_TASK OBJECTIVE:_
Make an exact copy of the lines, leaving the pictures out.

_DATA EXTRACT:_
• • •
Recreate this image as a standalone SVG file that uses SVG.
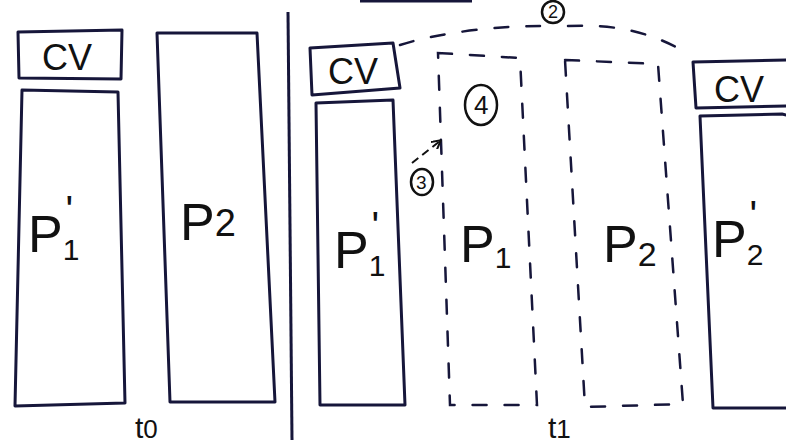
<svg xmlns="http://www.w3.org/2000/svg" width="786" height="445" viewBox="0 0 786 445">
<defs>
<style>
.box{fill:none;stroke:#16163a;stroke-width:3;stroke-linejoin:round}
.dash{fill:none;stroke:#16163a;stroke-width:2.5;stroke-dasharray:14 18;stroke-linecap:round}
.lbl{font-family:"Liberation Sans",Arial,sans-serif;fill:#111;}
.big{font-size:52px}
.cv{font-size:36px}
.circ{fill:none;stroke:#111;stroke-width:2.5}
</style>
<marker id="ah" markerWidth="10" markerHeight="10" refX="8" refY="5" orient="auto" markerUnits="userSpaceOnUse">
<path d="M0,0 L9,5 L0,10" fill="none" stroke="#111" stroke-width="2"/>
</marker>
</defs>
<rect width="786" height="445" fill="#fff"/>

<!-- top partial stroke -->
<path d="M360,1 L472,1" stroke="#16163a" stroke-width="3"/>

<!-- left section -->
<g id="cv-left">
<path class="box" d="M18,32 L122,30 L121,79 L19,78 Z"/>
<text class="lbl cv" x="42" y="70">CV</text>
</g>
<g id="p1prime-left">
<path class="box" d="M22,90 L118,92 L125,403 L15,406 Z"/>
<text class="lbl big" x="28" y="252">P<tspan font-size="30" dy="8">1</tspan><tspan font-size="40" dx="-14" dy="-36">'</tspan></text>
</g>
<g id="p2-left">
<path class="box" d="M157,33 L257,33 L275,402 L170,402 Z"/>
<text class="lbl big" x="180" y="240">P<tspan font-size="38" dy="-4">2</tspan></text>
</g>
<g id="t0">
<text class="lbl" font-size="30" x="135" y="438">t<tspan font-size="26">0</tspan></text>
</g>

<!-- divider -->
<path d="M288,12 L292,440" stroke="#16163a" stroke-width="3" fill="none"/>

<!-- right section -->
<g id="cv-mid">
<path class="box" d="M310,48 L393,43 L400,88 L312,95 Z"/>
<text class="lbl cv" x="328" y="84">CV</text>
</g>
<g id="p1prime-mid">
<path class="box" d="M316,103 L393,100 L405,405 L320,405 Z"/>
<text class="lbl big" x="334" y="268">P<tspan font-size="30" dy="8">1</tspan><tspan font-size="40" dx="-14" dy="-36">'</tspan></text>
</g>
<g id="p1-dashed">
<path class="dash" d="M438,53 L520,58 L537,405 L450,405 Z"/>
<text class="lbl big" x="460" y="262">P<tspan font-size="30" dy="6">1</tspan></text>
</g>
<g id="p2-dashed">
<path class="dash" d="M565,60 L658,64 L683,404 L585,407 Z"/>
<text class="lbl big" x="603" y="262">P<tspan font-size="34" dy="4">2</tspan></text>
</g>
<g id="cv-right">
<path class="box" d="M693,62 L790,60 L790,106 L696,108 Z"/>
<text class="lbl cv" x="714" y="102">CV</text>
</g>
<g id="p2prime-right">
<path class="box" d="M700,116 L782,114 L790,116 L790,408 L713,408 Z"/>
<text class="lbl big" x="712" y="257">P<tspan font-size="30" dy="8">2</tspan><tspan font-size="40" dx="-14" dy="-36">'</tspan></text>
</g>
<g id="t1">
<text class="lbl" font-size="30" x="548" y="438">t<tspan font-size="26">1</tspan></text>
</g>

<!-- step markers -->
<g id="step2">
<circle class="circ" cx="553" cy="12" r="11"/>
<text class="lbl" font-size="18" x="548" y="18">2</text>
</g>
<g id="step4">
<ellipse class="circ" cx="481" cy="105" rx="16" ry="20"/>
<text class="lbl" font-size="26" x="474" y="114">4</text>
</g>
<g id="step3">
<ellipse class="circ" cx="422" cy="182" rx="11" ry="13"/>
<text class="lbl" font-size="19" x="416" y="189">3</text>
</g>

<!-- connectors -->
<g id="connectors">
<path class="dash" d="M400,45 C440,32 500,26 540,26 M568,26 C610,24 650,30 690,55" stroke-dasharray="16 18"/>
<path d="M412,163 L440,141" fill="none" stroke="#111" stroke-width="2" stroke-dasharray="8 5" marker-end="url(#ah)"/>
</g>
</svg>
• • •
_TASK SOLUTION:_
Recreate this image as a standalone SVG file that uses SVG.
<svg xmlns="http://www.w3.org/2000/svg" width="786" height="445" viewBox="0 0 786 445">
<defs>
<style>
.box{fill:none;stroke:#16163a;stroke-width:3;stroke-linejoin:round}
.dash{fill:none;stroke:#16163a;stroke-width:2.5;stroke-dasharray:14 18;stroke-linecap:round}
.lbl{font-family:"Liberation Sans",Arial,sans-serif;fill:#111;}
.big{font-size:52px}
.cv{font-size:36px}
.circ{fill:none;stroke:#111;stroke-width:2.5}
</style>
<marker id="ah" markerWidth="10" markerHeight="10" refX="8" refY="5" orient="auto" markerUnits="userSpaceOnUse">
<path d="M0,0 L9,5 L0,10" fill="none" stroke="#111" stroke-width="2"/>
</marker>
</defs>
<rect width="786" height="445" fill="#fff"/>

<!-- top partial stroke -->
<path d="M360,1 L472,1" stroke="#16163a" stroke-width="3"/>

<!-- left section -->
<g id="cv-left">
<path class="box" d="M18,32 L122,30 L121,79 L19,78 Z"/>
<text class="lbl cv" x="42" y="70">CV</text>
</g>
<g id="p1prime-left">
<path class="box" d="M22,90 L118,92 L125,403 L15,406 Z"/>
<text class="lbl big" x="28" y="252">P<tspan font-size="30" dy="8">1</tspan><tspan font-size="40" dx="-14" dy="-36">'</tspan></text>
</g>
<g id="p2-left">
<path class="box" d="M157,33 L257,33 L275,402 L170,402 Z"/>
<text class="lbl big" x="180" y="240">P<tspan font-size="38" dy="-4">2</tspan></text>
</g>
<g id="t0">
<text class="lbl" font-size="30" x="135" y="438">t<tspan font-size="26">0</tspan></text>
</g>

<!-- divider -->
<path d="M288,12 L292,440" stroke="#16163a" stroke-width="3" fill="none"/>

<!-- right section -->
<g id="cv-mid">
<path class="box" d="M310,48 L393,43 L400,88 L312,95 Z"/>
<text class="lbl cv" x="328" y="84">CV</text>
</g>
<g id="p1prime-mid">
<path class="box" d="M316,103 L393,100 L405,405 L320,405 Z"/>
<text class="lbl big" x="334" y="268">P<tspan font-size="30" dy="8">1</tspan><tspan font-size="40" dx="-14" dy="-36">'</tspan></text>
</g>
<g id="p1-dashed">
<path class="dash" d="M438,53 L520,58 L537,405 L450,405 Z"/>
<text class="lbl big" x="460" y="262">P<tspan font-size="30" dy="6">1</tspan></text>
</g>
<g id="p2-dashed">
<path class="dash" d="M565,60 L658,64 L683,404 L585,407 Z"/>
<text class="lbl big" x="603" y="262">P<tspan font-size="34" dy="4">2</tspan></text>
</g>
<g id="cv-right">
<path class="box" d="M693,62 L790,60 L790,106 L696,108 Z"/>
<text class="lbl cv" x="714" y="102">CV</text>
</g>
<g id="p2prime-right">
<path class="box" d="M700,116 L782,114 L790,116 L790,408 L713,408 Z"/>
<text class="lbl big" x="712" y="257">P<tspan font-size="30" dy="8">2</tspan><tspan font-size="40" dx="-14" dy="-36">'</tspan></text>
</g>
<g id="t1">
<text class="lbl" font-size="30" x="548" y="438">t<tspan font-size="26">1</tspan></text>
</g>

<!-- step markers -->
<g id="step2">
<circle class="circ" cx="553" cy="12" r="11"/>
<text class="lbl" font-size="18" x="548" y="18">2</text>
</g>
<g id="step4">
<ellipse class="circ" cx="481" cy="105" rx="16" ry="20"/>
<text class="lbl" font-size="26" x="474" y="114">4</text>
</g>
<g id="step3">
<ellipse class="circ" cx="422" cy="182" rx="11" ry="13"/>
<text class="lbl" font-size="19" x="416" y="189">3</text>
</g>

<!-- connectors -->
<g id="connectors">
<path class="dash" d="M400,45 C440,32 500,26 540,26 M568,26 C610,24 650,30 690,55" stroke-dasharray="16 18"/>
<path d="M412,163 L440,141" fill="none" stroke="#111" stroke-width="2" stroke-dasharray="8 5" marker-end="url(#ah)"/>
</g>
</svg>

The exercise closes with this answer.